Prawie każdy kraj traktuje nas źle. I obwiniam za to poprzednich prezydentów, bo kiedy ja byłem prezydentem, uzyskaliśmy od Chin 700 miliardów dolarów z ceł. Żaden inny prezydent nie dostał od nich nawet dziesięciu centów – podsumował Trump.

Trump zwrócił również uwagę na politykę regulacyjną Unii Europejskiej wobec amerykańskich gigantów technologicznych. Jako przykład podał firmę Apple, która w 2016 roku została zmuszona do zapłacenia 16 miliardów dolarów zaległych podatków na rzecz Irlandii po decyzji Komisji Europejskiej. UE uznała wówczas, że Irlandia przyznała Apple niedozwolone ulgi podatkowe, co w oczach Brukseli było formą nieuczciwej konkurencji.

Apple zostało zmuszone do zapłacenia 16 miliardów dolarów w sprawie bardzo podobnej do mojej. Powinny to być równe przypadki, ale oni dostali korzystnego sędziego i wygrali – stwierdził Trump, odnosząc się do własnych problemów prawnych.

Podkreślił również, że Unia Europejska regularnie pozywa amerykańskie firmy technologiczne, takie jak Google i Facebook, nakładając na nie miliardowe kary. – Nie wiem, na co przeznaczają te pieniądze, może na utrzymanie Europy, ale traktują nas bardzo źle – dodał.

Prezydent USA Donald Trump ponownie skrytykował Unię Europejską, oskarżając ją o niesprawiedliwe praktyki handlowe wobec Stanów Zjednoczonych. Jego zdaniem USA są traktowane jak rynek do eksploatacji, podczas gdy europejskie gospodarki chronią swoje interesy poprzez szereg barier, zarówno formalnych, jak i nieformalnych.

Jeśli spojrzycie na Europę, na Unię Europejską, zobaczycie, że nie możemy tam sprzedawać samochodów. Jest to zakazane przez ich politykę i pozataryfowe bariery handlowe – powiedział Trump. – Stawiają przeszkody, których nie da się ominąć.

Według prezydenta USA amerykańska branża motoryzacyjna niemal nie istnieje w Europie, podczas gdy Unia Europejska zalewa amerykański rynek milionami swoich pojazdów. – Oni nie przyjmują naszej żywności, my przyjmujemy ich.
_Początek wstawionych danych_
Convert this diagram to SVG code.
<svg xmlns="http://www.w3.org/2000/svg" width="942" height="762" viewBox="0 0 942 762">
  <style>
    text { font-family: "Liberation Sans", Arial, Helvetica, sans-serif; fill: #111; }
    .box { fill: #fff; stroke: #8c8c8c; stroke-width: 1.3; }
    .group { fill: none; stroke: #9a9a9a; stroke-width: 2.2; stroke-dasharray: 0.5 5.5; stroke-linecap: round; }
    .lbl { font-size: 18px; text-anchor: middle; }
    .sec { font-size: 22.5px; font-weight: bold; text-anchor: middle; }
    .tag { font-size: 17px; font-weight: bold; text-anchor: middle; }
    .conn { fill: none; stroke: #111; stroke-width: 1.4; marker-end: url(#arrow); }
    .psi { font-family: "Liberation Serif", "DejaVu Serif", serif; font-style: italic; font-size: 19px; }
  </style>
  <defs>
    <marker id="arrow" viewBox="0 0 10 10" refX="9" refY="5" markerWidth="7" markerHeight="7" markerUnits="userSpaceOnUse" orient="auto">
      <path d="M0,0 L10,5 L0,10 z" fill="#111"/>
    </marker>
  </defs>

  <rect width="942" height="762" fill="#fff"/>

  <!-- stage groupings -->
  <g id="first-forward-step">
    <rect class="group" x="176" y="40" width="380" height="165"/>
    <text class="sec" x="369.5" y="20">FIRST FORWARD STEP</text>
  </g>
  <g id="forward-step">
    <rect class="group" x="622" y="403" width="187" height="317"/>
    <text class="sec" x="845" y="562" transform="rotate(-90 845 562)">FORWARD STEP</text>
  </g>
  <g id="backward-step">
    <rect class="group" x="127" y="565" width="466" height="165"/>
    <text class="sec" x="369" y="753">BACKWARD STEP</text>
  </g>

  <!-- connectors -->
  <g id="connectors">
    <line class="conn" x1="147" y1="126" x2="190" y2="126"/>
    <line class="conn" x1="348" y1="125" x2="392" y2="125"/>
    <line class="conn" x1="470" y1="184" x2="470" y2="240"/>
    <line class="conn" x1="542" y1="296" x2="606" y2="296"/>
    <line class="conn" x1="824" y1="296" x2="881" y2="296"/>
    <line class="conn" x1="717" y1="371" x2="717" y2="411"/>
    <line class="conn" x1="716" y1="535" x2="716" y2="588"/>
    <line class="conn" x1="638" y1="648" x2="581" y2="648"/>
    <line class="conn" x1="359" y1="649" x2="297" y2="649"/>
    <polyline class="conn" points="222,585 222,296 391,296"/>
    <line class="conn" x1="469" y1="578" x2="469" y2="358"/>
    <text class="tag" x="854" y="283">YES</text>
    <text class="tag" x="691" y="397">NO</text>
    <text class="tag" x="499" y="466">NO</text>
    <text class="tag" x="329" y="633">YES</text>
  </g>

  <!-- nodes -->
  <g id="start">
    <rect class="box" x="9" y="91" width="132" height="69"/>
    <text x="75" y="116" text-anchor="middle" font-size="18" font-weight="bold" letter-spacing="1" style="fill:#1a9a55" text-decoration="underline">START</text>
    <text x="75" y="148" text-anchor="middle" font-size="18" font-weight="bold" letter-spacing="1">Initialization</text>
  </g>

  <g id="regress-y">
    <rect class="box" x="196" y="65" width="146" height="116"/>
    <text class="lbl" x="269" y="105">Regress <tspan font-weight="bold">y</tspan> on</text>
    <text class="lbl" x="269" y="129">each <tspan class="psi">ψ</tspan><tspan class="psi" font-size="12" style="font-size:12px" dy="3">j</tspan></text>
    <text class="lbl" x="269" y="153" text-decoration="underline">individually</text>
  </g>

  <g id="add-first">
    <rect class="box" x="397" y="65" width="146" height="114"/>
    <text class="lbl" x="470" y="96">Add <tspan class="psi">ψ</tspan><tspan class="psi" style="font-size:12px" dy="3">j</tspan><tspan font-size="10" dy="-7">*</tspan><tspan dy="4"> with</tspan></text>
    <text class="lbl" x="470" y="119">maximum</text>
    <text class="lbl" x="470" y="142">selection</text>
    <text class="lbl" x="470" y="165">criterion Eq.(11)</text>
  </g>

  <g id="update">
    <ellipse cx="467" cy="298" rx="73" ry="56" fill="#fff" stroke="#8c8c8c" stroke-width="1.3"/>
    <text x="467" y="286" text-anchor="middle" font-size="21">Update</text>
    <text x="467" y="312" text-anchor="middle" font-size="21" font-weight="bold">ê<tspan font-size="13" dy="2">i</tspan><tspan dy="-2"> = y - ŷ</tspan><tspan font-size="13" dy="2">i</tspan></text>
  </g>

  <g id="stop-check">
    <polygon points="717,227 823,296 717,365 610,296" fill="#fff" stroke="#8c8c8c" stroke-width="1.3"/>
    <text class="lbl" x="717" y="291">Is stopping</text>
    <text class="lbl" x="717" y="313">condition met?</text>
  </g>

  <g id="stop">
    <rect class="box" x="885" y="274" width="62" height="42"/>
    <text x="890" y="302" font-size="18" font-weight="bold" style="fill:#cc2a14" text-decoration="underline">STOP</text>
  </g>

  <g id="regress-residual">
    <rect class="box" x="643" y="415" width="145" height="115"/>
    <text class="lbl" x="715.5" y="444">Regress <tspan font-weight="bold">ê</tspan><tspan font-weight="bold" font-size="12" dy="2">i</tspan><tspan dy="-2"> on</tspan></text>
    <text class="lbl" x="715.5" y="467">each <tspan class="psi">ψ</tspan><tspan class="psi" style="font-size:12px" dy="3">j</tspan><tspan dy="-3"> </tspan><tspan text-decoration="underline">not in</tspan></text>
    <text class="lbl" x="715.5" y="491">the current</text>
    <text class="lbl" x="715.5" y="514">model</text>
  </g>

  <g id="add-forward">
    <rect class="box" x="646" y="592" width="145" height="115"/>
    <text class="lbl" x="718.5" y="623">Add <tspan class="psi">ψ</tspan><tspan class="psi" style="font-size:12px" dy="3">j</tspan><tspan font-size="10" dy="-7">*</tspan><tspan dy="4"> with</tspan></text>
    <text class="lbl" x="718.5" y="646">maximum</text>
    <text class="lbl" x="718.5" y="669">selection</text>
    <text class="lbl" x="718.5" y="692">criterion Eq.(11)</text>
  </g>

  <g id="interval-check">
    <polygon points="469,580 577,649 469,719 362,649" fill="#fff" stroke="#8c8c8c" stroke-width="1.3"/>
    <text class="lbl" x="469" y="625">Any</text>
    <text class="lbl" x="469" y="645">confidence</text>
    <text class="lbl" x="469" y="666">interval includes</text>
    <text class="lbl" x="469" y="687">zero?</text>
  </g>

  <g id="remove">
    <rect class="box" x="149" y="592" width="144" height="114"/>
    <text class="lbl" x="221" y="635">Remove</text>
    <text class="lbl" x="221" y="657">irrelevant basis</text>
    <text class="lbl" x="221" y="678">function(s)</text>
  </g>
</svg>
To jednostronna ulica – mówił.

Podczas mojego ostatniego przemówienia przedstawiłem dwie młode kobiety, które zostały brutalnie zamordowane. Niewiarygodne. Były wspaniałymi osobami – powiedział Trump, twierdząc, że sprawcami byli nielegalni imigranci.
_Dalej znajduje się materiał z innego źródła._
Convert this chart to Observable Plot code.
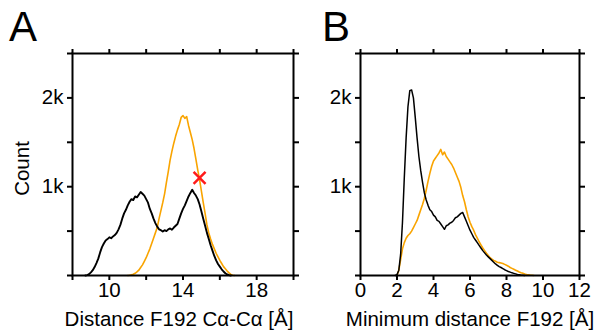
<!DOCTYPE html>
<html><head><meta charset="utf-8">
<script src="https://cdn.jsdelivr.net/npm/d3@7"></script>
<script src="https://cdn.jsdelivr.net/npm/@observablehq/plot@0.6"></script>
<style>
body{margin:0;background:#fff;font-family:"Liberation Sans",Arial,sans-serif}
#wrap{position:relative;width:603px;height:331px;overflow:hidden;background:#fff}
.panel{position:absolute;top:0}
.lab{position:absolute;font-size:42px;line-height:42px;color:#000}
</style></head><body><div id="wrap">
<div class="lab" style="left:9px;top:6px">A</div>
<div class="lab" style="left:322px;top:6px">B</div>
<div id="pa" class="panel" style="left:0"></div>
<div id="pb" class="panel" style="left:300px"></div>
</div>
<script>
// Panel A: histogram bins start + step
const aStep = 0.1;
const aBlackStart = 8.7;
const aBlack = [0,5,15,35,60,95,140,190,260,320,360,395,410,430,420,440,455,480,520,570,640,700,740,790,830,860,850,890,880,910,940,920,900,860,820,750,700,640,590,550,520,510,495,510,500,520,530,515,540,560,580,640,700,750,790,840,890,930,965,930,900,860,800,720,640,560,480,410,340,280,220,170,130,100,70,45,25,12,5,0];
const aOrangeStart = 11.0;
const aOrange = [0,3,8,15,25,40,60,90,120,160,200,250,300,360,420,480,540,640,730,820,920,1050,1170,1300,1400,1490,1570,1640,1700,1780,1800,1770,1790,1690,1610,1530,1430,1310,1190,1080,950,820,700,570,480,410,350,300,250,210,170,135,100,75,50,30,12,3,0];
const aMarker = [{x:14.9, y:1100}];
const aXTicks = [8,10,12,14,16,18,20];
const aXLabels = [10,14,18];
const aXDomain = [8,20];

// Panel B
const bStep = 0.1;
const bBlackStart = 1.9;
const bBlack = [0,10,60,240,600,1100,1550,1900,2080,2090,2000,1780,1550,1340,1180,1050,930,850,790,740,720,680,660,620,610,580,550,520,560,570,590,600,620,650,660,680,700,710,660,610,560,510,470,430,400,370,340,310,280,255,230,210,190,170,150,130,115,100,90,78,65,55,45,38,30,24,18,12,8,4,2,0];
const bOrangeStart = 2.0;
const bOrange = [0,60,180,300,370,420,450,470,500,540,580,620,680,740,800,870,960,1060,1150,1230,1290,1320,1350,1380,1420,1360,1390,1340,1310,1280,1250,1210,1160,1110,1060,990,900,830,740,660,600,550,510,460,420,380,345,310,280,250,225,200,185,170,160,150,145,140,135,125,115,105,90,80,70,60,50,40,32,25,18,12,8,4,2,0];
const bXTicks = [0,2,4,6,8,10,12];
const bXLabels = [0,2,4,6,8,10,12];
const bXDomain = [0,12];

const yTicks = [0,500,1000,1500,2000,2500];
const yLabels = {1000:"1k", 2000:"2k"};
const yDomain = [0,2500];

const FS = 20.5;

function toPts(start, step, vals){ return vals.map((v,i)=>({x: +(start + i*step).toFixed(3), y: v})); }

function panel({width, ml, mr, xDomain, xTicks, xLabels, black, orange, marker, xlabel, ylabel, xlabelDx, blackWidth}){
  const marks = [
    Plot.line(orange, {x:"x", y:"y", stroke:"#f9a400", strokeWidth:1.6}),
    Plot.line(black, {x:"x", y:"y", stroke:"#000", strokeWidth:blackWidth}),
    Plot.frame({stroke:"#000", strokeWidth:2}),
    Plot.axisX({anchor:"bottom", ticks:xTicks, tickSize:5, tickPadding:2, strokeWidth:2, label:null, fontSize:FS,
      tickFormat: d => xLabels.includes(d) ? String(d) : ""}),
    Plot.axisX({anchor:"top", ticks:xTicks, tickSize:5, strokeWidth:2, label:null, tickFormat: () => ""}),
    Plot.axisY({anchor:"left", ticks:yTicks, tickSize:5, tickPadding:4, strokeWidth:2, label:null, fontSize:FS,
      tickFormat: d => yLabels[d] || ""}),
    Plot.axisY({anchor:"right", ticks:yTicks, tickSize:5, strokeWidth:2, label:null, tickFormat: () => ""}),
    Plot.text([xlabel], {frameAnchor:"bottom", text: d => d, dy:50, dx:xlabelDx, fontSize:FS, textAnchor:"middle", lineAnchor:"bottom"})
  ];
  if (ylabel) marks.push(Plot.text([ylabel], {frameAnchor:"left", text: d => d, rotate:-90, dx:-50, dy:4, fontSize:FS, textAnchor:"middle", lineAnchor:"middle"}));
  if (marker) marks.push(Plot.dot(marker, {x:"x", y:"y", symbol:"times", r:5.5, stroke:"#ff1a1a", strokeWidth:2.5}));
  return Plot.plot({
    width, height:331,
    marginLeft:ml, marginRight:mr, marginTop:53, marginBottom:56,
    x:{domain:xDomain},
    y:{domain:yDomain},
    style:{fontSize:FS+"px", fontFamily:"'Liberation Sans', Arial, sans-serif", background:"transparent", color:"#000", overflow:"visible"},
    marks
  });
}

document.getElementById("pa").appendChild(panel({
  width:300, ml:72, mr:7, xDomain:aXDomain, xTicks:aXTicks, xLabels:aXLabels,
  black: toPts(aBlackStart, aStep, aBlack), orange: toPts(aOrangeStart, aStep, aOrange),
  marker:aMarker, xlabel:"Distance F192 Cα-Cα [Å]", ylabel:"Count", xlabelDx:-4, blackWidth:1.9
}));
document.getElementById("pb").appendChild(panel({
  width:303, ml:60, mr:24, xDomain:bXDomain, xTicks:bXTicks, xLabels:bXLabels,
  black: toPts(bBlackStart, bStep, bBlack), orange: toPts(bOrangeStart, bStep, bOrange),
  marker:null, xlabel:"Minimum distance F192 [Å]", ylabel:null, xlabelDx:0, blackWidth:1.5
}));
</script>
</body></html>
Matki tych dziewczyn płakały. Wszyscy płakali – oznajmił. – A demokraci? Kamienne twarze. Nie klaskali, nie wstali, nie zrobili nic – mówił.
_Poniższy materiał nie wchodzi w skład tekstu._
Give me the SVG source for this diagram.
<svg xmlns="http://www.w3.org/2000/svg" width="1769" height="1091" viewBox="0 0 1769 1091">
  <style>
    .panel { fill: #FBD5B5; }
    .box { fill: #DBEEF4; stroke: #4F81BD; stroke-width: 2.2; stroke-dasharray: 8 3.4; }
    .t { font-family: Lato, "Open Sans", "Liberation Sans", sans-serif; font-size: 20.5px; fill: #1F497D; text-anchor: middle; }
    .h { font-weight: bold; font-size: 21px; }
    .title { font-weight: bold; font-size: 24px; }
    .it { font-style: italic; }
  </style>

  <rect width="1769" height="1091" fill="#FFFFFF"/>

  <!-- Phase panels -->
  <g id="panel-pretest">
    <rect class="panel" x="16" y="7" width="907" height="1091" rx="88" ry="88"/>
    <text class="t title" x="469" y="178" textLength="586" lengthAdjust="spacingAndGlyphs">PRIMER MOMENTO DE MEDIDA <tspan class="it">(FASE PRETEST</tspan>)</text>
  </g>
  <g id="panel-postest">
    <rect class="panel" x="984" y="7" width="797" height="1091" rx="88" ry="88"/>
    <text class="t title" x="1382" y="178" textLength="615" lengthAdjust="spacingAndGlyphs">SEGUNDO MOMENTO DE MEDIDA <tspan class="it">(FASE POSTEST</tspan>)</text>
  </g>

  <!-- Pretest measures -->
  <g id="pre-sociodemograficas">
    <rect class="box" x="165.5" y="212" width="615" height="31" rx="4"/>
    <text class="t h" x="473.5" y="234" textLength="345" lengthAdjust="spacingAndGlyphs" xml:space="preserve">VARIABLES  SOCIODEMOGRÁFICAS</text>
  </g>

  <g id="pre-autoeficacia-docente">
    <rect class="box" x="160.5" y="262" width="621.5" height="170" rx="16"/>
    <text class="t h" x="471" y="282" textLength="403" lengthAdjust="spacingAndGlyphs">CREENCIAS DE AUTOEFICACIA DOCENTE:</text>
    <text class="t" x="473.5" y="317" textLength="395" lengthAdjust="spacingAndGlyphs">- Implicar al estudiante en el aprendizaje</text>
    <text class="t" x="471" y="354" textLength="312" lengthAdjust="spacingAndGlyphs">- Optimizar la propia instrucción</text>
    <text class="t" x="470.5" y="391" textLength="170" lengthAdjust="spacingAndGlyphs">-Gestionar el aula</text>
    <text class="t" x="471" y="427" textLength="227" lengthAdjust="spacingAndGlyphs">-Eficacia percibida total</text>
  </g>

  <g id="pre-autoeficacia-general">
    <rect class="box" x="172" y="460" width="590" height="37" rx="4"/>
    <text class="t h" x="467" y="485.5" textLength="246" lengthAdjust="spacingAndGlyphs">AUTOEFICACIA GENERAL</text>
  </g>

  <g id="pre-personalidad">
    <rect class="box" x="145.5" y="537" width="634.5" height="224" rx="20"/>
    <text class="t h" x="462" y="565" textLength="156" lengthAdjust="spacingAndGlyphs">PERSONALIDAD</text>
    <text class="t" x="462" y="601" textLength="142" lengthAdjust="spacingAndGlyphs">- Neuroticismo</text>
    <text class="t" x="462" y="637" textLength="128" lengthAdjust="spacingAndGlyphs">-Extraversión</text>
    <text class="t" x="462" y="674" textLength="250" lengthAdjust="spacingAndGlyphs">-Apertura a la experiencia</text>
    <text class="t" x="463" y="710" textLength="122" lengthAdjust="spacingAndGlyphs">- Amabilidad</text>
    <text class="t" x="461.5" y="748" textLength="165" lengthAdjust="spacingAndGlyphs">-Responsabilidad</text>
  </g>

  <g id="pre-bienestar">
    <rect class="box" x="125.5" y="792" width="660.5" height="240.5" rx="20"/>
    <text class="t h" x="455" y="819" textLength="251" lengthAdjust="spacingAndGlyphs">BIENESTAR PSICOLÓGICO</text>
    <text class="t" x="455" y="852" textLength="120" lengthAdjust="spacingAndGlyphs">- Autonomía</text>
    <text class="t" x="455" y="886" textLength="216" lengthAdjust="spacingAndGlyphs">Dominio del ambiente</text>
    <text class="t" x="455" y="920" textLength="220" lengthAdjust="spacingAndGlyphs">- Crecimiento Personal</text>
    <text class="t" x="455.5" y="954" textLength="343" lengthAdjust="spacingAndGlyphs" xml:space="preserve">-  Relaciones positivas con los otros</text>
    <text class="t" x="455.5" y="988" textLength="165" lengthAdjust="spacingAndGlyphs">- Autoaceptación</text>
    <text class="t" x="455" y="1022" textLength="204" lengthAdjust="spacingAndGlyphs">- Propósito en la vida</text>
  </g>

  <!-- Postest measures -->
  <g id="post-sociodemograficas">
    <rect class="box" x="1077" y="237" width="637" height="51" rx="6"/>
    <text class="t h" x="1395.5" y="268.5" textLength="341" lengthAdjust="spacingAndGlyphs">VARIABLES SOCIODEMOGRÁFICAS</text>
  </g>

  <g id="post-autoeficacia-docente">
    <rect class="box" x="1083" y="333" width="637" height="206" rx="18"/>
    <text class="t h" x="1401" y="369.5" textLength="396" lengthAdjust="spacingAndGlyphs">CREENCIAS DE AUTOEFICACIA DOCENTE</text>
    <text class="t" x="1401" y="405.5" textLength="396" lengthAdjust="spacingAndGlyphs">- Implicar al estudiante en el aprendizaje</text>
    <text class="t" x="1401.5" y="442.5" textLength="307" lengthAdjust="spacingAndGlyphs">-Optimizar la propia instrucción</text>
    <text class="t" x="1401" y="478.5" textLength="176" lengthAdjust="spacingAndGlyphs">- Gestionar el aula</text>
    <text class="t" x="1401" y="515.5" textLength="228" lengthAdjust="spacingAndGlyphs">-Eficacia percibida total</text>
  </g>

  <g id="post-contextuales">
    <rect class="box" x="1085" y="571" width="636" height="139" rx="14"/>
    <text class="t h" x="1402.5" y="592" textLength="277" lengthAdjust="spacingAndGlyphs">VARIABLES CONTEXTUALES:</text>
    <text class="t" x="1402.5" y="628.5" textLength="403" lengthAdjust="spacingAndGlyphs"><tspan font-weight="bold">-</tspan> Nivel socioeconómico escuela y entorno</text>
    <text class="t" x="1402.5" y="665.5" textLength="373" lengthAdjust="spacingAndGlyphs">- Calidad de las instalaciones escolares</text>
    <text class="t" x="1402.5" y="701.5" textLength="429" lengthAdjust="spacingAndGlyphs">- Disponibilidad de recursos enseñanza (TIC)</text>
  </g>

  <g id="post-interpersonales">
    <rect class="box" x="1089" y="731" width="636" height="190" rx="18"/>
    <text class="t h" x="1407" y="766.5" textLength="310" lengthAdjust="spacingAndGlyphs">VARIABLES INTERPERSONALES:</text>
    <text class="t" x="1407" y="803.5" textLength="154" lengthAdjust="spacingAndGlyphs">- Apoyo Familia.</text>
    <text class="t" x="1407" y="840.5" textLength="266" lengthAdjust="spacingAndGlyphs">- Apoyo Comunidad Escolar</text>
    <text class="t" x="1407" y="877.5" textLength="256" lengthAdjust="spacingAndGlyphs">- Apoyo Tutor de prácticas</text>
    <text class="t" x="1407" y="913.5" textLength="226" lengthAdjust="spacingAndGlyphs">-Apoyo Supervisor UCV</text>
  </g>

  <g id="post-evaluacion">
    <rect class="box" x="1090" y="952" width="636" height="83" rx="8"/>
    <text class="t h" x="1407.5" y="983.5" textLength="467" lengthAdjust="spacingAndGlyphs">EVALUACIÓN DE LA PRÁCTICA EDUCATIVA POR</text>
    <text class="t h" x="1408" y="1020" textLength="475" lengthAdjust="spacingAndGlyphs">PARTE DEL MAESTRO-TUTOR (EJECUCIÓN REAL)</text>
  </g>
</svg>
Trump wspomniał również o chłopcu cierpiącym na poważną chorobę nowotworową, który marzy o pracy w policji. – Przedstawiłem go, a oni nawet nie klaskali – mówił. – To było odrażające. Naprawdę odrażające.

- Coś jest z nimi nie tak. Są obłąkani. Tak jak Jack Smith (specjalny prokurator prowadzący śledztwa przeciwko Trumpowi - red.). To są obłąkani ludzie – stwierdził.

- Stałem tam, przedstawiając matki i rodziców tych dwóch młodych dziewczyn, które niedawno zostały brutalnie zamordowane, i widziałem tę bezduszną reakcję demokratów – mówił.

Trump mówił też o polityce migracyjnej swojego poprzednika, twierdząc, że administracja Joe Bidena dopuściła do napływu milionów nielegalnych migrantów przez południową granicę.

- To, co on zrobił z tym krajem… Pozwolił 21 milionom ludzi przekroczyć otwartą granicę - powiedział Trump, odnosząc się do masowej migracji w ostatnich latach. - Wielu z tych ludzi to twardzi kryminaliści, którzy trafili tu prosto z więzień i zakładów karnych, z instytucji psychiatrycznych - stwierdził.

Prezydent USA oznajmił, że imigranci nie pochodzą wyłącznie z Ameryki Południowej. - Zawsze mówię: szpitale dla obłąkanych, bo niektórzy z tych ludzi są poważnie zaburzeni. I oni tu są. Nie tylko z Ameryki Południowej, ale z całego świata - obwieścił.

Trump podkreślił również, że Europa powinna przejąć większą odpowiedzialność za konflikt, ponieważ "jest znacznie bardziej dotknięta wojną niż Stany Zjednoczone, które oddziela ocean".

Mimo krytyki pod adresem administracji Bidena i europejskich przywódców, Trump wyraził optymizm co do dalszego przebiegu negocjacji. - Myślę, że wydarzą się dobre rzeczy. Naprawdę w to wierzę - powiedział.

Nawiązał też do swojej roli w rozmowach pokojowych, stwierdzając, że to jego działania przełamały impas. - Mark powiedział, że gdybyśmy się w to nie zaangażowali, konflikt trwałby jeszcze długo. Dlatego to było kluczowe. Przełamaliśmy impas - podsumował prezydent USA.